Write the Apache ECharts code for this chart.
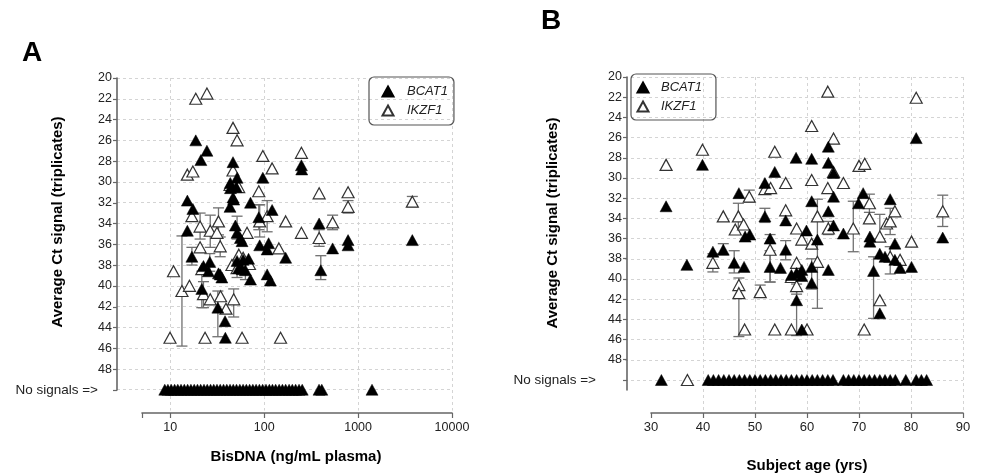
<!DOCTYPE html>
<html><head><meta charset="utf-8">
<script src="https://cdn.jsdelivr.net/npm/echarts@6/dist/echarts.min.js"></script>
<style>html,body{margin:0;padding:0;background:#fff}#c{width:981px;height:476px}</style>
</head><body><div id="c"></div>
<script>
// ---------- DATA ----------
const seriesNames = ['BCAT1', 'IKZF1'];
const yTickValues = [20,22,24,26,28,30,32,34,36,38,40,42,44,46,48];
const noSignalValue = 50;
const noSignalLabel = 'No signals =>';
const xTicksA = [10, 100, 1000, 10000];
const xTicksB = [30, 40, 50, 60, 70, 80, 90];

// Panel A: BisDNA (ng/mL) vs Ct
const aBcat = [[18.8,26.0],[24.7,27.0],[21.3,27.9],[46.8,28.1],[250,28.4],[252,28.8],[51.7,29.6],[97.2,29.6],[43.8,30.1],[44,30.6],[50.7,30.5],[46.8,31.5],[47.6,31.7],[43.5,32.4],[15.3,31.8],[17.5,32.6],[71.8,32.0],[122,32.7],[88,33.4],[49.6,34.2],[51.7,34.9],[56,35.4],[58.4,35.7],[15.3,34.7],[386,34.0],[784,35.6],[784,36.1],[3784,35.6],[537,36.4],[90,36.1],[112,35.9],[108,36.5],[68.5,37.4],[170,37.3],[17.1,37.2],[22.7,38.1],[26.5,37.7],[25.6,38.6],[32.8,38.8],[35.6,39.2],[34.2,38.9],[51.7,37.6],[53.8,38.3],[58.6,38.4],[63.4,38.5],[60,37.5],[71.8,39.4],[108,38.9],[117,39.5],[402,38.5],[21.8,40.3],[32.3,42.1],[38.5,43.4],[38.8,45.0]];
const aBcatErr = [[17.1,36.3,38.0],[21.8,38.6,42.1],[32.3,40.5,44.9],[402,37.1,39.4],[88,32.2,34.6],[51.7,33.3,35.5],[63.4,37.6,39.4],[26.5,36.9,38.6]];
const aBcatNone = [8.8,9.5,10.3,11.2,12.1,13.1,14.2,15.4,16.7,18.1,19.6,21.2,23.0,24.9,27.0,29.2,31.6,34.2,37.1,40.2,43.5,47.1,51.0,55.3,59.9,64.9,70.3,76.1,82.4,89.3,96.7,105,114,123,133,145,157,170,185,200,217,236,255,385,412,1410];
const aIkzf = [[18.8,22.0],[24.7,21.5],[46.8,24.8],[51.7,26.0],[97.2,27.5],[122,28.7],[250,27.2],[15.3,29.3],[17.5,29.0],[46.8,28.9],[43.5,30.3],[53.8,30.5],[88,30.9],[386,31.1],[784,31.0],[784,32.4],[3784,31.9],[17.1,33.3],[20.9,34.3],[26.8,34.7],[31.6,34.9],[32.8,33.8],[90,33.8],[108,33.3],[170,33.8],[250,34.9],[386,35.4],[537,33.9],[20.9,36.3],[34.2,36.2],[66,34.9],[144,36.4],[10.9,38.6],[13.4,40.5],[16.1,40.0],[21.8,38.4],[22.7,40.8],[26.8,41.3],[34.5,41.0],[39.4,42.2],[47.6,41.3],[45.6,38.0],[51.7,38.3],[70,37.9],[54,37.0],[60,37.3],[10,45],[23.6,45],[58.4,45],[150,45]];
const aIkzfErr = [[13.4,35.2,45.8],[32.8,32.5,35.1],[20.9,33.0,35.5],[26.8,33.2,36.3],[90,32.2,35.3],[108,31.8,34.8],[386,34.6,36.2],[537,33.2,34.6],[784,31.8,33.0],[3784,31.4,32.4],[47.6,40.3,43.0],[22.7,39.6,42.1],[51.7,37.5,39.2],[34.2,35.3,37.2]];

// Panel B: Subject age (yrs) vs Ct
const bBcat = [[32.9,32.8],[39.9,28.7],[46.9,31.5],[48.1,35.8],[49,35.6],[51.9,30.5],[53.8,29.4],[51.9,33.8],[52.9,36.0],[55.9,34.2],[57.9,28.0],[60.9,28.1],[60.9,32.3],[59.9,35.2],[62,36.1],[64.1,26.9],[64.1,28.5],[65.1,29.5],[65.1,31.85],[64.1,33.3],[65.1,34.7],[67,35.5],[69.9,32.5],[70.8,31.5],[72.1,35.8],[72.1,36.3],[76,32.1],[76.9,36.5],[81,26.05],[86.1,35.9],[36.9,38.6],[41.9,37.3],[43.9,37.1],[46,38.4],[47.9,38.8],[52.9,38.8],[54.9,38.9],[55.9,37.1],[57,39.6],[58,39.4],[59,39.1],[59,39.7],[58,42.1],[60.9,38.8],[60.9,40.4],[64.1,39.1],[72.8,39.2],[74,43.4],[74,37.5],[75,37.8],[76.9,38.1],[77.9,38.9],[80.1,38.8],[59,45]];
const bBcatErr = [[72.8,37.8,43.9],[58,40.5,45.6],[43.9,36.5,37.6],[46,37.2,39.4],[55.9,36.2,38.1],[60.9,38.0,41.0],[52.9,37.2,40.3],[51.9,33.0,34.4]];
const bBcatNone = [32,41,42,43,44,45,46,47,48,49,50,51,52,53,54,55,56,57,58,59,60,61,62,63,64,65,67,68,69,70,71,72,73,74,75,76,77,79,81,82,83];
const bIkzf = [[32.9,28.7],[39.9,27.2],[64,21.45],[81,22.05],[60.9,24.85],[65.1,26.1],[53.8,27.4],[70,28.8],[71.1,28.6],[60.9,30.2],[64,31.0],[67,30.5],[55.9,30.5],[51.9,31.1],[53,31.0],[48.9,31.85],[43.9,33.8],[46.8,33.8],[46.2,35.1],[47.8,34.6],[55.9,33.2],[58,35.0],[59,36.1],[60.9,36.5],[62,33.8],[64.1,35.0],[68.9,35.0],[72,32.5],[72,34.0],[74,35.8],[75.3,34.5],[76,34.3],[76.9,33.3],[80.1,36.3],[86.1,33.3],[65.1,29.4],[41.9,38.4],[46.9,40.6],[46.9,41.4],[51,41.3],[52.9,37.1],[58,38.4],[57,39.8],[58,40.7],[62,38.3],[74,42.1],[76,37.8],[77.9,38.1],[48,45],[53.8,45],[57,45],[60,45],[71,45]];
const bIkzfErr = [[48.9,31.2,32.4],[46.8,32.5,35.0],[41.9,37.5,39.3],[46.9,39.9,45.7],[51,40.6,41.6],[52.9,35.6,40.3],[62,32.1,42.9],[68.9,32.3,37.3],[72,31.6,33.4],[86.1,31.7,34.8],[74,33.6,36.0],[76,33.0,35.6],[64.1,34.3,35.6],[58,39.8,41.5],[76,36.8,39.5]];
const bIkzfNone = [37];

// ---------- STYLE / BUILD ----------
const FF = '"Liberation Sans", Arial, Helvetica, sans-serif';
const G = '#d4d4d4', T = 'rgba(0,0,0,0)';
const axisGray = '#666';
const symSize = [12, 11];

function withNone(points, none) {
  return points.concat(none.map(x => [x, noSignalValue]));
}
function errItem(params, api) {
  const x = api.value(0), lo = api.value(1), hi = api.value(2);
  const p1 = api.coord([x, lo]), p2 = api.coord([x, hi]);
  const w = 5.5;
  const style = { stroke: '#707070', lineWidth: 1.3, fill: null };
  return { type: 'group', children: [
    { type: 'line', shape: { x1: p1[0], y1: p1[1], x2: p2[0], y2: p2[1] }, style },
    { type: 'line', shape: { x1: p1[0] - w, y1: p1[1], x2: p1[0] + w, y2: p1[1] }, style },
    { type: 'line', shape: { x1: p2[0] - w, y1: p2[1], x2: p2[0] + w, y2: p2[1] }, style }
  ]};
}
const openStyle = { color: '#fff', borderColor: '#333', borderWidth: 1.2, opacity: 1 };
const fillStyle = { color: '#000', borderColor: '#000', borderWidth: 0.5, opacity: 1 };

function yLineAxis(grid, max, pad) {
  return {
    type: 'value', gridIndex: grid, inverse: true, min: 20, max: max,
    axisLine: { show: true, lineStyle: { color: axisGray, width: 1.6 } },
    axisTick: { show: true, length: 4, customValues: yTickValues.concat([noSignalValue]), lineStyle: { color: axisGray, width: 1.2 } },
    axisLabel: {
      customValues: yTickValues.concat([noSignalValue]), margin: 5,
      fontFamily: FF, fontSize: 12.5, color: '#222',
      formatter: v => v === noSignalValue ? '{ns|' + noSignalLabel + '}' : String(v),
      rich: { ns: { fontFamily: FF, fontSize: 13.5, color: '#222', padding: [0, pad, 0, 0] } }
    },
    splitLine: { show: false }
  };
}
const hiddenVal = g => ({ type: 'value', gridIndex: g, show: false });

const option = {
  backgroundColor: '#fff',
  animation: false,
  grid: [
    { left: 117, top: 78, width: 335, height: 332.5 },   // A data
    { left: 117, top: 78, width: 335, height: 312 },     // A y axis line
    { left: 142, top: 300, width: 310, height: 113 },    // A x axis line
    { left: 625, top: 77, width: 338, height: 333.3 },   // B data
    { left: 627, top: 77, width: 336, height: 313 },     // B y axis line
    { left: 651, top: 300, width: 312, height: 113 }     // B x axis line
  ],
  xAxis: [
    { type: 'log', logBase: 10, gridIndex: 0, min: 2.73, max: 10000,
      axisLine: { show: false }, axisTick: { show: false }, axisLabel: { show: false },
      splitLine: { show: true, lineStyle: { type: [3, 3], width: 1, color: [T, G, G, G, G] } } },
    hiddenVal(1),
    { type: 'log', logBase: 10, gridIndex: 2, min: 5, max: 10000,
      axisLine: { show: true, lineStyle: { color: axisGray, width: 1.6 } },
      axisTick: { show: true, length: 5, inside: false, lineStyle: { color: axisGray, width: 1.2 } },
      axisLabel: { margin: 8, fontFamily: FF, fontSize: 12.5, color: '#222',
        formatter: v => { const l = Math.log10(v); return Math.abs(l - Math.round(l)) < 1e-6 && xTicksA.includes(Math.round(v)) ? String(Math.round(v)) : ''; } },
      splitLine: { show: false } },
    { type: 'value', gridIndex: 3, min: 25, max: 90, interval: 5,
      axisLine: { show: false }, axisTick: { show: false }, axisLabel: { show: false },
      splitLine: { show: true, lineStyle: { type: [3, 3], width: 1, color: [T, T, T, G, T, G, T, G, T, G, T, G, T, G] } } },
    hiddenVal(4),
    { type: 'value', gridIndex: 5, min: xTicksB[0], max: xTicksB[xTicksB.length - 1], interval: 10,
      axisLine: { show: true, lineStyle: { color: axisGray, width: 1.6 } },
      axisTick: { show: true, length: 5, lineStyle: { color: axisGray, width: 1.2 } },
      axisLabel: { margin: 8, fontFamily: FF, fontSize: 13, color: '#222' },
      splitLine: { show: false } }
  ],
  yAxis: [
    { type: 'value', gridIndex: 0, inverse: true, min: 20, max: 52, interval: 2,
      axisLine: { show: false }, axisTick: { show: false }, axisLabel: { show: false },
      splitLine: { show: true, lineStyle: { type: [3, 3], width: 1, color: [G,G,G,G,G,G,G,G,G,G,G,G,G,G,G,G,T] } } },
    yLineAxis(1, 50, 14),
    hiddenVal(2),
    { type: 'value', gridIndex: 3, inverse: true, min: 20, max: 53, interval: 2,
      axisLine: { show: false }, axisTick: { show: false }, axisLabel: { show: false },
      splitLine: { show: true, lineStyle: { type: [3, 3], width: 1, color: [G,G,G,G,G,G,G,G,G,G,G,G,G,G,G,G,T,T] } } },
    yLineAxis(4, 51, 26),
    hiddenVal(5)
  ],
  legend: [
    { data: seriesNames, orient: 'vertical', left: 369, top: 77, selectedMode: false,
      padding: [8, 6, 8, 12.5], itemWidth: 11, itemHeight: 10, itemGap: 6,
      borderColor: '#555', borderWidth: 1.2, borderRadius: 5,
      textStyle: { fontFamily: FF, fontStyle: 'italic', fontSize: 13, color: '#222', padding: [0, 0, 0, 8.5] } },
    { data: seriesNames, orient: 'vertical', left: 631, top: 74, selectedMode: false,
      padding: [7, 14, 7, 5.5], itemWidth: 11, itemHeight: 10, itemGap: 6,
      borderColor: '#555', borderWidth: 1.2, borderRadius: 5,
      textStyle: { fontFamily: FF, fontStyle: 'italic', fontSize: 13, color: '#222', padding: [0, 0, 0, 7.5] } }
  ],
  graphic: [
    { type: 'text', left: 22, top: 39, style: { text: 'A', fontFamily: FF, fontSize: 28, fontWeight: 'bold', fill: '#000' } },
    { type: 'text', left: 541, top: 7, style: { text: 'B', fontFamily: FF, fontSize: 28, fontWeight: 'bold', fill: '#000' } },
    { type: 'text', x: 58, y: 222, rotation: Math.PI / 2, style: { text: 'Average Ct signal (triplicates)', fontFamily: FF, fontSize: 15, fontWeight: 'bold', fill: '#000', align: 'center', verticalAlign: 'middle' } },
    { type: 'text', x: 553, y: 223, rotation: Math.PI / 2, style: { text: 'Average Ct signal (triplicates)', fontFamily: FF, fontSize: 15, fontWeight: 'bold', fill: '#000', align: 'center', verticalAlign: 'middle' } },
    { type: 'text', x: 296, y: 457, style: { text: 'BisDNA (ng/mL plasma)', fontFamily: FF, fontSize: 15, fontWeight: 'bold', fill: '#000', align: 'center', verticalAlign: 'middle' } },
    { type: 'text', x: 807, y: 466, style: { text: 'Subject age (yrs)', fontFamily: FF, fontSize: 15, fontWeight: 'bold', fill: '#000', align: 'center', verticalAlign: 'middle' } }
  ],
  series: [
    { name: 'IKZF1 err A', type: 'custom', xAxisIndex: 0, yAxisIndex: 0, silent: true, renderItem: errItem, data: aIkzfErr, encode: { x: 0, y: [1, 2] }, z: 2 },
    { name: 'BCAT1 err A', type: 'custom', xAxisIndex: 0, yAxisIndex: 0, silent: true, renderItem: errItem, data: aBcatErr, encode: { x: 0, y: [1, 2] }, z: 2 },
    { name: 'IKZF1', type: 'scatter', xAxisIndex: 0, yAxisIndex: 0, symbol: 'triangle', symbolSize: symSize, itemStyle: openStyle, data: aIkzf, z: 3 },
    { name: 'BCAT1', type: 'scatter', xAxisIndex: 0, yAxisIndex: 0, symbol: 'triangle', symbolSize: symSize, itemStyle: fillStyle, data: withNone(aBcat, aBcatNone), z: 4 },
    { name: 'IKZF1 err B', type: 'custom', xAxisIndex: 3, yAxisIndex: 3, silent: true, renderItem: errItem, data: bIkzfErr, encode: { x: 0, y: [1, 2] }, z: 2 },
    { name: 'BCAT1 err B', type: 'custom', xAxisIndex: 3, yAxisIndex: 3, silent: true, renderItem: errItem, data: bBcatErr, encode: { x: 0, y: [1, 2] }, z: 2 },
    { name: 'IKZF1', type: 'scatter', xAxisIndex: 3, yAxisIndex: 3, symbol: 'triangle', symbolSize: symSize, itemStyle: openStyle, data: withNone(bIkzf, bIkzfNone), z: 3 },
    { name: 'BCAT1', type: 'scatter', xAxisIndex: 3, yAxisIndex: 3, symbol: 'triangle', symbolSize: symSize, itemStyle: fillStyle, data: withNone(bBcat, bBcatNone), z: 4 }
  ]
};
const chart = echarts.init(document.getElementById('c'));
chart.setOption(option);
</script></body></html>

** Task instructions **
Repeat the lines of the listing above verbatim, beginning at its first line and ending at the line containing "const xTicksB = [30, 40, 50, 60, 70, 80, 90];", which is included. Omit pictures.

** Full answer **
Write the Apache ECharts code for this chart.
<!DOCTYPE html>
<html><head><meta charset="utf-8">
<script src="https://cdn.jsdelivr.net/npm/echarts@6/dist/echarts.min.js"></script>
<style>html,body{margin:0;padding:0;background:#fff}#c{width:981px;height:476px}</style>
</head><body><div id="c"></div>
<script>
// ---------- DATA ----------
const seriesNames = ['BCAT1', 'IKZF1'];
const yTickValues = [20,22,24,26,28,30,32,34,36,38,40,42,44,46,48];
const noSignalValue = 50;
const noSignalLabel = 'No signals =>';
const xTicksA = [10, 100, 1000, 10000];
const xTicksB = [30, 40, 50, 60, 70, 80, 90];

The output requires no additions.